The Disfranchisement Myth: Poor Whites and Suffrage Restriction in Alabama

Academic journal article The Arkansas Historical Quarterly

The Disfranchisement Myth: Poor Whites and Suffrage Restriction in Alabama

Article excerpt

The Disfranchisement Myth: Poor Whites and Suffrage Restriction in Alabama. By Glenn Feldman. (Athens: University of Georgia Press, 2004. Pp. xiv, 311. Acknowledgments, introduction, maps, appendix, notes, bibliography, index. $39.95.)
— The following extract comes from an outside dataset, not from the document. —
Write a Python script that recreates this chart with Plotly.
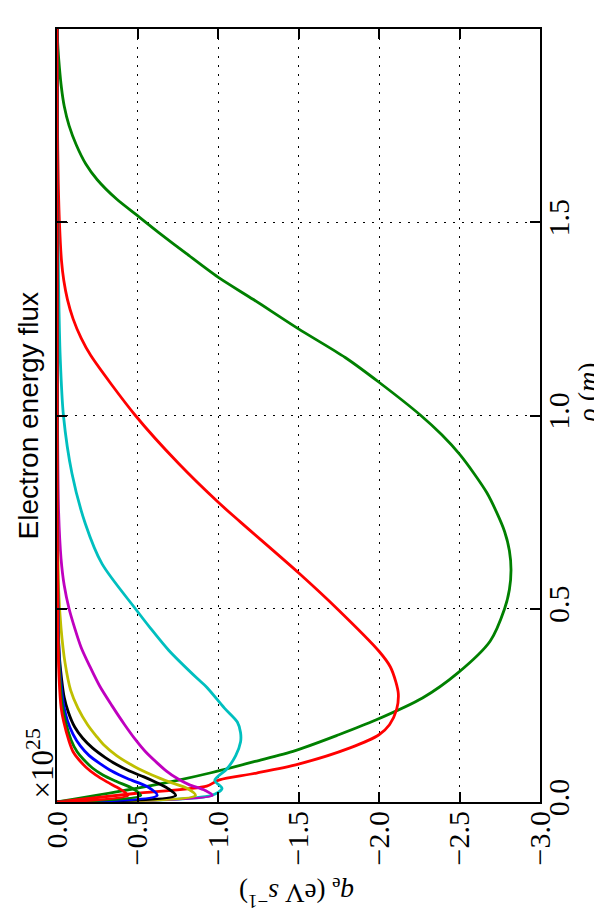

"Like those that surrounded the death of Samuel Clemens," writes Glenn Feldman at the beginning of this book, "rumors of plain-white resistance to disfranchisement have been greatly exaggerated" (p. 1). So goes the premise of this book: scholars from V. O. Key and C. Vann Woodward to J. Morgan Kousser, Samuel L. Webb, and Michael Perman, Feldman contends, have portrayed "the plain [white] folk" of the South as victims of disfranchisement who nobly opposed suffrage restriction when, in fact, they actually helped make it happen. If true, Feldman's claim is rife with irony, since poor whites in Alabama (and other southern states) often found themselves deprived of the right to vote along with their African-American neighbors as a consequence of the wave of disfranchisement laws that swept across the South during the late-nineteenth and early-twentieth centuries.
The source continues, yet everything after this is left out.